Since its inception, the award has been given to five United Kingdom winners. Other winners include Kazakhstan and the Netherlands with one award each. David Smith from the United Kingdom is the most recent winner in this category for There Will Be Blood (Milk), his 60-second film version of There Will Be Blood.

Done In 60 Seconds competition

The Done In 60 Seconds competition was first introduced at the 13th Empire Awards in 2008, then open only to entries from the United Kingdom and it continued to be a United Kingdom only competition for its second appearance at the 14th Empire Awards in 2009. The competition was first opened to international entries at the 15th Empire Awards in 2010 and has since remained an international competition with eligible countries changing each year. The 15th Empire Awards also introduced The Global Final ceremony, where the shortlisted directors were invited to London where a group of judges chose the five finalist films. The Global Final was held for 5 consecutive award ceremonies between the 15th to 19th Empire Awards in 2014 and was discontinued at the 20th Empire Awards in 2015.

The 1st Done In 60 Seconds Competition Global Final was held on March 26, 2010 at 24 Club, London, England. The team of judges consisted of Empire editor-in-chief Mark Dinning, English actor Jason Issacs and English director Edgar Wright, which selected from a shortlist of 20 nominees the five Done In 60 Seconds Award finalists that were invited to the Empire Awards where the winner was announced.

The 2nd Done In 60 Seconds Competition Global Final was held on March 25, 2011 at the London Film Museum, London, England. The team of judges consisted of Empire editor-in-chief Mark Dinning, Irish actor and comedian Chris O'Dowd and English director Neil Marshall, which selected from a shortlist of 24 nominees the five Done In 60 Seconds Award finalists that were invited to the Empire Awards where the winner was announced.

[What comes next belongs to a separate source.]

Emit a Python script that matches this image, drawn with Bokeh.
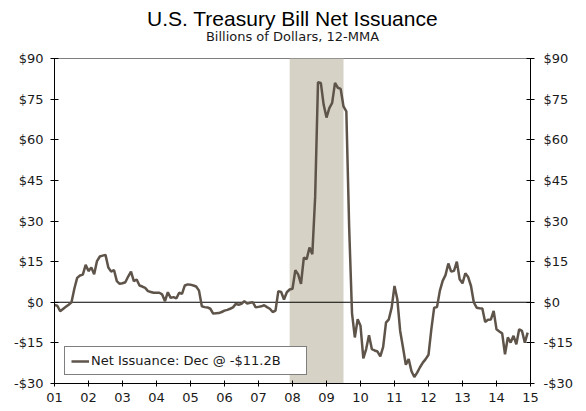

The 3rd Done In 60 Seconds Competition Global Final was held on March 23, 2012 at the London Film Museum, London, England. The team of judges consisted of Empire editor-in-chief Mark Dinning, Sky Movies Premiere English presenter Alex Zane, Irish actor and comedian Chris O'Dowd and English director Gareth Edwards, which selected from a shortlist of 28 nominees the five Done In 60 Seconds Award finalists that were invited to the Empire Awards where the winner was announced.

The 4th Done In 60 Seconds Competition Global Final was held on March 22, 2013 at the Google Campus, London, England. The team of judges consisted of Empire editor-in-chief Mark Dinning, Bauer Media CEO Paul Keenan, Sky Movies Premiere, English presenter Alex Zane, Scottish radio DJ Edith Bowman and English actors Joanne Froggatt and Tom Hiddleston, which selected from a shortlist of 23 nominees the five Done In 60 Seconds Award finalists that were invited to the Empire Awards where the winner was announced.

The 5th Done In 60 Seconds Competition Global Final was held on March 29, 2014 at The Brewery, London, England. The team of judges consisted of Empire editor-in-chief Mark Dinning, Sky Movies Premiere English presenter Alex Zane, Scottish radio DJ Edith Bowman, Scottish director Jon S. Baird and English director Ben Wheatley, which selected from a shortlist of 24 nominees the five Done In 60 Seconds Award finalists that were invited to the Empire Awards where the winner was announced.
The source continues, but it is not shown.